WHAT YOU NEED TO DO:
Examine each line of the data. Copy those that contain the string "page".

MATERIALS PROVIDED:
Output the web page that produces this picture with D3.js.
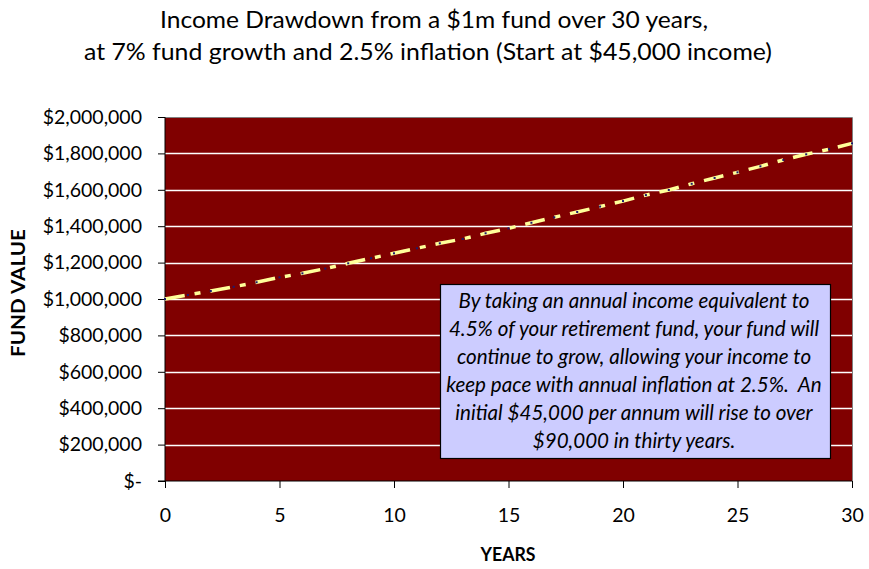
<!DOCTYPE html>
<html>
<head>
<meta charset="utf-8">
<script src="https://cdn.jsdelivr.net/npm/d3@7"></script>
<style>
  html, body { margin: 0; padding: 0; background: #fff; }
  svg { display: block; }
</style>
</head>
<body>
<svg id="chart" width="869" height="569"></svg>
<script>
// ---- data ----
const years = [0,1,2,3,4,5,6,7,8,9,10,11,12,13,14,15,16,17,18,19,20,21,22,23,24,25,26,27,28,29,30];
const fundValues = [1000000,1022000,1044000,1067000,1092000,1119000,1141000,1167000,1196000,1224000,1251000,1279000,1306000,1330000,1361000,1388000,1419000,1449000,1478000,1508000,1538000,1571000,1599000,1633000,1665000,1696000,1729000,1764000,1795000,1823000,1855000];
const yTicks = [0,200000,400000,600000,800000,1000000,1200000,1400000,1600000,1800000,2000000];
const xTicks = [0,5,10,15,20,25,30];
const titleLines = ["Income Drawdown from a $1m fund over 30 years,", "at 7% fund growth and 2.5% inflation (Start at $45,000 income)"];
const noteLines = [
  "By taking an annual income equivalent to",
  "4.5% of your retirement fund, your fund will",
  "continue to grow, allowing your income to",
  "keep pace with annual inflation at 2.5%.  An",
  "initial $45,000 per annum will rise to over",
  "$90,000 in thirty years."
];
const xLabel = "YEARS";
const yLabel = "FUND VALUE";

// ---- layout ----
const svg = d3.select("#chart");
const L = 165, R = 852, T = 117, B = 481;
const x = d3.scaleLinear().domain([0, 30]).range([L, R]);
const y = d3.scaleLinear().domain([0, 2000000]).range([B, T]);
const font = "Lato, 'Open Sans', sans-serif";

// title
const titleWidths = [548, 688];
const titleX = [434, 428];
svg.append("g").selectAll("text").data(titleLines).join("text")
  .attr("x", (d, i) => titleX[i]).attr("y", (d, i) => 28 + i * 32)
  .attr("text-anchor", "middle")
  .attr("font-family", font).attr("font-size", 23).attr("fill", "#000")
  .attr("textLength", (d, i) => titleWidths[i]).attr("lengthAdjust", "spacingAndGlyphs")
  .text(d => d);

// plot background
svg.append("rect").attr("x", L).attr("y", T).attr("width", R - L).attr("height", B - T)
  .attr("fill", "#800000");

// gridlines
svg.append("g").selectAll("line").data(yTicks.filter(v => v > 0 && v < 2000000)).join("line")
  .attr("x1", L).attr("x2", R)
  .attr("y1", d => Math.round(y(d)) + 0.5).attr("y2", d => Math.round(y(d)) + 0.5)
  .attr("stroke", "#fff").attr("stroke-width", 1.3);

// top/right border (gray)
svg.append("path")
  .attr("d", `M${L},${T + 0.5}H${R + 0.5}V${B}`)
  .attr("fill", "none").attr("stroke", "#808080").attr("stroke-width", 1);

// y axis
const yAxis = d3.axisLeft(y).tickValues(yTicks).tickSize(7).tickPadding(16)
  .tickFormat(d => d === 0 ? "$-" : "$" + d3.format(",")(d));
const gy = svg.append("g").attr("transform", `translate(${L},0)`).call(yAxis);
gy.selectAll("text").attr("font-family", font).attr("font-size", 19.5).attr("fill", "#000");
gy.selectAll("line,path").attr("stroke", "#000");
gy.select(".domain").attr("d", `M-7,${B}H0V${T}`);

// x axis
const xAxis = d3.axisBottom(x).tickValues(xTicks).tickSize(7).tickPadding(20).tickFormat(d3.format("d"));
const gx = svg.append("g").attr("transform", `translate(0,${B})`).call(xAxis);
gx.selectAll("text").attr("font-family", font).attr("font-size", 19.5).attr("fill", "#000");
gx.selectAll("line,path").attr("stroke", "#000");
gx.select(".domain").attr("d", `M${L},0H${R}`);

// axis titles
svg.append("text").attr("x", 508).attr("y", 561).attr("text-anchor", "middle")
  .attr("font-family", font).attr("font-weight", "bold").attr("font-size", 18)
  .attr("textLength", 55).attr("lengthAdjust", "spacingAndGlyphs")
  .text(xLabel);
svg.append("text").attr("transform", "translate(25,293) rotate(-90)").attr("text-anchor", "middle")
  .attr("font-family", font).attr("font-weight", "bold").attr("font-size", 18)
  .attr("textLength", 128).attr("lengthAdjust", "spacingAndGlyphs")
  .text(yLabel);

// line
const data = years.map((yr, i) => ({ yr, v: fundValues[i] }));
const line = d3.line().x(d => x(d.yr)).y(d => y(d.v));
svg.append("path").datum(data).attr("d", line)
  .attr("fill", "none").attr("stroke", "#FFFF99").attr("stroke-width", 3.5)
  .attr("stroke-dasharray", "20,10,6,10");

// markers
svg.append("g").selectAll("rect").data(data).join("rect")
  .attr("x", d => x(d.yr) - 1).attr("y", d => y(d.v) - 1)
  .attr("width", 2).attr("height", 2).attr("fill", "#1a1a70");

// annotation box
const bx = 440, by = 284, bw = 390, bh = 174;
svg.append("rect").attr("x", bx + 0.5).attr("y", by + 0.5).attr("width", bw).attr("height", bh)
  .attr("fill", "#CCCCFF").attr("stroke", "#000").attr("stroke-width", 1.2);
svg.append("g").selectAll("text").data(noteLines).join("text")
  .attr("x", 634).attr("y", (d, i) => 308 + i * 28)
  .attr("text-anchor", "middle")
  .attr("font-family", font).attr("font-style", "italic").attr("font-size", 20.6).attr("fill", "#000")
  .attr("xml:space", "preserve").style("white-space", "pre")
  .text(d => d);
</script>
</body>
</html>
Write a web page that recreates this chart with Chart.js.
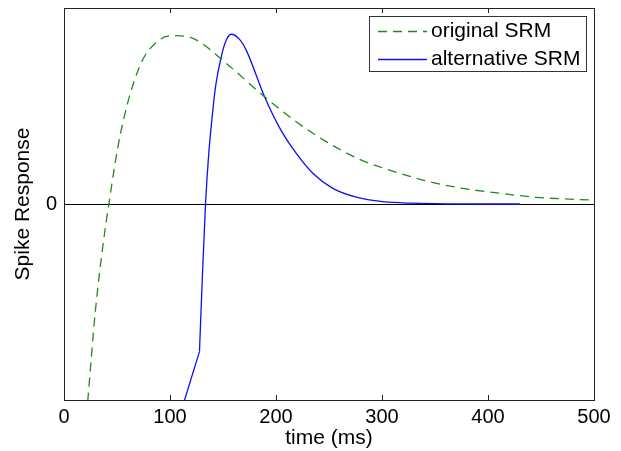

OUTPUT:
Output the web page that produces this picture with D3.js.
Write a web page that recreates this chart with Chart.js.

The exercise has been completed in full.